Researcher Terry Dewey of Dorset England, reported (via email to Smith-32867 16:52, 26 February 2015 (EST) ) finding an old sea chart that showed that the town now known as Swanage in Dorset was known as Sandwich in the 1600s. Terry claims to have found parish records that leads him/her to conclude that:
the immigrant Thomas Dewey was most likely born in 1606 at Hinton Martell in the county of Dorset, England ( “1606 Baptized. Thomas Dewye son of Tho: Dewye 20 December”);
his father was probably the Thomas Dewey who died 1636 and
his mother was probably Mary Moore ( Thomas Dewye, married, 12 Oct 1602, Hinton Martel to Mary Moore.) who died in 1637.
he sailed from Swanage (known in 1600s as Sandwich) in Dorset, some time prior to 1633.
He was born by 1613 based on freemanship (and consistent with date of marriage).
He emigrated in 1633, settling in Dorchester, removing to Windsor, Connecticut in 1635.
Anderson says that he may have arrived on the unnamed ship from Weymouth, Dorsetshire, that landed in New England in July 1633.
He became a freeman in Massachusetts, 14 May 1634.
He married in Windsor 22 March 1638/9 Frances (____) Clark. She was a widow, but the first name of her husband is unknown.
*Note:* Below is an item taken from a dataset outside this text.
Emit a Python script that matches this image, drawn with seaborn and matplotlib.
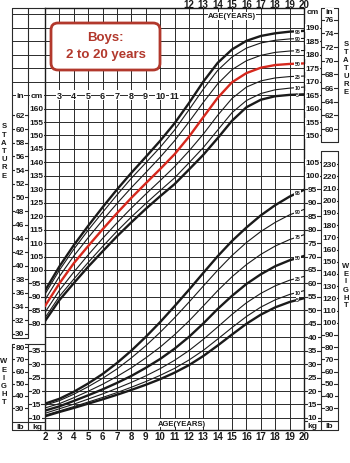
import numpy as np
import pandas as pd
import matplotlib
matplotlib.use("Agg")
import matplotlib.pyplot as plt
import seaborn as sns
from matplotlib import transforms
from matplotlib.lines import Line2D
from matplotlib.patches import FancyBboxPatch

sns.set_theme(style="white")
plt.rcParams["font.family"] = ["Liberation Sans", "DejaVu Sans"]

# ---------------- data ----------------
ages = list(range(2, 21))
percentiles = ["5", "10", "25", "50", "75", "90", "95"]

stature_p5 = [81.0, 88.8, 95.1, 101.2, 106.9, 112.5, 117.7, 122.7, 127.4, 131.9, 137.3, 142.8, 149.0, 155.5, 160.5, 163.3, 164.6, 165.1, 165.3]
stature_p10 = [82.2, 90.2, 96.6, 102.8, 108.7, 114.4, 119.7, 124.7, 129.5, 134.2, 139.8, 145.5, 152.0, 158.5, 163.0, 165.6, 167.0, 167.6, 168.0]
stature_p25 = [84.2, 92.4, 99.2, 105.6, 111.7, 117.5, 123.0, 128.2, 133.2, 138.4, 144.2, 150.5, 157.5, 163.8, 168.0, 170.3, 171.4, 171.9, 172.1]
stature_p50 = [86.6, 95.0, 102.5, 108.9, 115.1, 121.1, 126.8, 132.2, 137.5, 143.0, 149.5, 156.8, 164.0, 169.8, 173.2, 175.2, 176.2, 176.6, 176.8]
stature_p75 = [88.9, 97.6, 105.2, 112.0, 118.5, 124.7, 130.6, 136.2, 141.9, 148.0, 155.0, 162.3, 169.2, 174.5, 177.8, 179.8, 180.9, 181.4, 181.6]
stature_p90 = [91.0, 99.9, 107.7, 114.8, 121.4, 127.9, 134.1, 139.8, 145.6, 152.0, 159.5, 167.2, 174.2, 179.2, 182.5, 184.4, 185.4, 185.9, 186.1]
stature_p95 = [92.3, 101.3, 109.2, 116.4, 123.3, 129.9, 136.1, 142.0, 148.0, 154.5, 162.0, 170.0, 177.0, 182.0, 185.2, 187.0, 188.0, 188.6, 188.9]

weight_p5 = [10.6, 12.2, 13.7, 15.3, 16.9, 18.6, 20.4, 22.3, 24.4, 26.8, 29.6, 33.0, 36.9, 41.0, 45.0, 48.4, 51.1, 53.1, 54.5]
weight_p10 = [11.0, 12.6, 14.2, 15.9, 17.6, 19.4, 21.4, 23.5, 25.8, 28.4, 31.5, 35.1, 39.3, 43.6, 47.7, 51.2, 53.9, 55.9, 57.3]
weight_p25 = [11.7, 13.4, 15.1, 17.0, 18.9, 21.0, 23.2, 25.6, 28.3, 31.4, 35.0, 39.2, 43.8, 48.5, 52.8, 56.3, 59.1, 61.2, 62.6]
weight_p50 = [12.7, 14.3, 16.3, 18.4, 20.6, 23.0, 25.6, 28.6, 31.9, 35.7, 40.1, 45.1, 50.5, 55.4, 59.8, 63.4, 66.4, 68.6, 70.2]
weight_p75 = [13.7, 15.3, 17.5, 19.9, 22.5, 25.4, 28.6, 32.3, 36.3, 40.9, 46.0, 51.6, 57.3, 62.5, 67.0, 70.8, 73.9, 76.3, 78.1]
weight_p90 = [14.7, 16.4, 18.8, 21.6, 24.7, 28.2, 32.3, 36.8, 41.8, 47.2, 53.0, 59.0, 64.9, 70.4, 75.2, 79.3, 82.7, 85.5, 87.5]
weight_p95 = [15.3, 17.1, 19.7, 22.8, 26.3, 30.4, 35.0, 40.1, 45.6, 51.5, 57.6, 63.9, 70.1, 75.8, 80.8, 85.3, 89.1, 92.3, 94.8]

stature_series = [stature_p5, stature_p10, stature_p25, stature_p50, stature_p75, stature_p90, stature_p95]
weight_series = [weight_p5, weight_p10, weight_p25, weight_p50, weight_p75, weight_p90, weight_p95]

left_cm_ticks = list(range(80, 161, 5))
left_in_ticks = list(range(30, 63, 2))
left_kg_ticks = list(range(10, 36, 5))
left_lb_ticks = list(range(30, 81, 10))
right_cm_ticks = list(range(150, 191, 5))
right_in_ticks = list(range(60, 77, 2))
right_kg_ticks = list(range(10, 106, 5))
right_lb_ticks = list(range(30, 231, 10))
mid_age_labels = list(range(3, 12))
top_age_labels = list(range(12, 21))
bottom_age_labels = list(range(2, 21))

# ---------------- layout ----------------
W, H = 350, 464
fig = plt.figure(figsize=(W / 100, H / 100), dpi=100)
fig.patch.set_facecolor("white")
L, R, T, B = 45, 304, 9, 431
ax = fig.add_axes([L / W, 1 - B / H, (R - L) / W, (B - T) / H])
ax2 = ax.twinx()

RED = "#d6281d"
DARKRED = "#b2382c"
INK = "#1a1a1a"
GRID = "#2a2a2a"

for p, vals in zip(percentiles, stature_series):
    thick = p in ("5", "50", "95")
    sns.lineplot(x=ages, y=vals, ax=ax, color=RED if p == "50" else INK,
                 linewidth=1.7 if thick else 0.8, zorder=4)
for p, vals in zip(percentiles, weight_series):
    thick = p in ("5", "50", "95")
    sns.lineplot(x=ages, y=vals, ax=ax2, color=INK,
                 linewidth=1.7 if thick else 0.8, zorder=4)

YLO, YHI = 40.5, 197.4
OFF = 35
ax.set_xlim(2, 20)
ax.set_ylim(YLO, YHI)
ax2.set_ylim(YLO - OFF, YHI - OFF)
ax.set_xticks(range(2, 21))
ax.set_yticks(range(45, 196, 5))
ax.grid(True, color=GRID, linewidth=0.7)
ax.set_axisbelow(True)
ax.tick_params(length=0, labelleft=False, labelbottom=False)
ax2.tick_params(length=0, labelright=False)
ax.set_xlabel(""); ax.set_ylabel(""); ax2.set_ylabel("")
for s in ax.spines.values():
    s.set_color(INK); s.set_linewidth(1.0)
for s in ax2.spines.values():
    s.set_visible(False)

# curve labels
for p, vals in zip(percentiles, stature_series):
    ax.text(19.55, np.interp(19.55, ages, vals), p, fontsize=3.8, fontweight="bold",
            ha="center", va="center", color=INK, zorder=6,
            bbox=dict(fc="white", ec="none", pad=0.15))
for p, vals in zip(percentiles, weight_series):
    ax2.text(19.55, np.interp(19.55, ages, vals), p, fontsize=3.8, fontweight="bold",
             ha="center", va="center", color=INK, zorder=6,
             bbox=dict(fc="white", ec="none", pad=0.15))

# ---------------- helpers ----------------
def fx(x):
    return x / W

def fy(y):
    return 1 - y / H

def fline(xs, ys, lw=0.8):
    fig.add_artist(Line2D([fx(x) for x in xs], [fy(y) for y in ys],
                          transform=fig.transFigure, lw=lw, color=GRID, zorder=5))

t_st = transforms.blended_transform_factory(fig.transFigure, ax.transData)
t_wt = transforms.blended_transform_factory(fig.transFigure, ax2.transData)

def scale_label(tr, x0, x1, val, text, fs=6):
    fig.add_artist(Line2D([fx(x0), fx(x1)], [val, val], transform=tr, lw=0.8, color=GRID, zorder=5))
    fig.text(fx((x0 + x1) / 2), val, text, transform=tr, ha="center", va="center",
             fontsize=fs, fontweight="bold", color=INK, zorder=6,
             bbox=dict(fc="white", ec="none", pad=0.2))

def ftext(x, y, s, fs=6, **kw):
    fig.text(fx(x), fy(y), s, ha="center", va="center", fontsize=fs, fontweight="bold",
             color=kw.pop("color", INK), zorder=7, **kw)

# ---------------- left columns ----------------
for v in range(165, 196, 5):
    fig.add_artist(Line2D([fx(12), fx(45)], [v, v], transform=t_st, lw=0.7, color=GRID, zorder=5))
fline([12, 12], [T, 339]); fline([28, 28], [T, 339])
fline([12, 45], [T, T]); fline([12, 28], [339, 339])
fline([12, 12], [345, B]); fline([28, 28], [345, B])
fline([12, 45], [345, 345]); fline([12, 45], [423, 423]); fline([12, 45], [B, B])

for v in left_in_ticks:
    scale_label(t_st, 12, 28, v * 2.54, str(v))
for v in left_cm_ticks:
    scale_label(t_st, 28, 45, v, str(v))
for v in left_lb_ticks:
    scale_label(t_wt, 12, 28, v * 0.45359, str(v))
for v in left_kg_ticks:
    scale_label(t_wt, 28, 45, v, str(v))

ftext(20, 97, "in", bbox=dict(fc="white", ec="none", pad=0.3))
ftext(37, 97, "cm", bbox=dict(fc="white", ec="none", pad=0.3))
ftext(20, 428, "lb")
ftext(37, 428, "kg")

for k, ch in enumerate("STATURE"):
    ftext(4, 127 + 8.2 * k, ch, fs=5.5)
for k, ch in enumerate("WEIGHT"):
    ftext(4, 362 + 8.2 * k, ch, fs=5.5)

# ---------------- right columns ----------------
fline([321, 321], [T, 143]); fline([338, 338], [T, 143])
fline([321, 338], [T, T]); fline([321, 338], [143, 143])
fline([321, 321], [152, B]); fline([338, 338], [152, B])
fline([321, 338], [152, 152]); fline([304, 338], [422, 422]); fline([304, 338], [B, B])

for v in right_cm_ticks:
    scale_label(t_st, 304, 321, v, str(v))
for v in right_in_ticks:
    scale_label(t_st, 321, 338, v * 2.54, str(v))
for v in right_kg_ticks:
    scale_label(t_wt, 304, 321, v, str(v))
for v in right_lb_ticks:
    scale_label(t_wt, 321, 338, v * 0.45359, str(v))

ftext(312.5, 13, "cm", bbox=dict(fc="white", ec="none", pad=0.3))
ftext(329.5, 13, "in", bbox=dict(fc="white", ec="none", pad=0.3))
ftext(312.5, 427, "kg")
ftext(329.5, 427, "lb")

for k, ch in enumerate("STATURE"):
    ftext(346, 45 + 8 * k, ch, fs=5.5)
for k, ch in enumerate("WEIGHT"):
    ftext(346, 266 + 8 * k, ch, fs=5.5)

# ---------------- age labels ----------------
t_age = transforms.blended_transform_factory(ax.transData, fig.transFigure)
for a in mid_age_labels:
    ax.text(a, 165, str(a), ha="center", va="center", fontsize=6.5, fontweight="bold",
            color=INK, zorder=7, bbox=dict(fc="white", ec="none", pad=0.3))
for a in top_age_labels:
    fig.text(a, fy(4.5), str(a), transform=t_age, ha="center", va="center",
             fontsize=7, fontweight="bold", color=INK)
for a in bottom_age_labels:
    fig.text(a, fy(437), str(a), transform=t_age, ha="center", va="center",
             fontsize=7, fontweight="bold", color=INK)

ftext(232, 17, "AGE(YEARS)", fs=5.5, bbox=dict(fc="white", ec="none", pad=0.3))
ftext(182, 424, "AGE(YEARS)", fs=5.5, bbox=dict(fc="white", ec="none", pad=0.3))

# ---------------- title box ----------------
box = FancyBboxPatch((51 / 100, (H - 71) / 100), 109 / 100, 47 / 100,
                     boxstyle="round,pad=0,rounding_size=0.07",
                     transform=fig.dpi_scale_trans, fc="white", ec=DARKRED, lw=2.0, zorder=8)
fig.add_artist(box)
fig.text(fx(105.5), fy(38), "Boys:", ha="center", va="center", fontsize=9.5,
         fontweight="bold", color=DARKRED, zorder=9)
fig.text(fx(105.5), fy(55), "2 to 20 years", ha="center", va="center", fontsize=9.5,
         fontweight="bold", color=DARKRED, zorder=9)

fig.savefig("out.png", dpi=100, facecolor="white")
She married as her third husband in Windsor 2 Nov 1648 George Phelps, and had three children by him.
"Many secondary sources identify Thomas Dewey's wife as the widow of Joseph Clark of Windsor, but Clarence Almon Torrey demolished this claim in 1928, and demonstrated that the identity of the first husband of Frances (___) (Clark) (Dewey) Phelps remains unknown."
He was jury member for the Particular Court of Connecticut beginning in 1642Trumbull, J. Hammond. (transcriber). The Public Records of the Colony of Connecticut Prior to the Union with New Haven Colony May 1665. Hartford: Brown and Parsons, 1850. AKA Colonial Records of Connecticut. Volume I. 1636-1665 p. 81 Google Books and serving several more times in the following years. Most sources say he was cornet of the troop, but Anderson says evidence for this has not been found.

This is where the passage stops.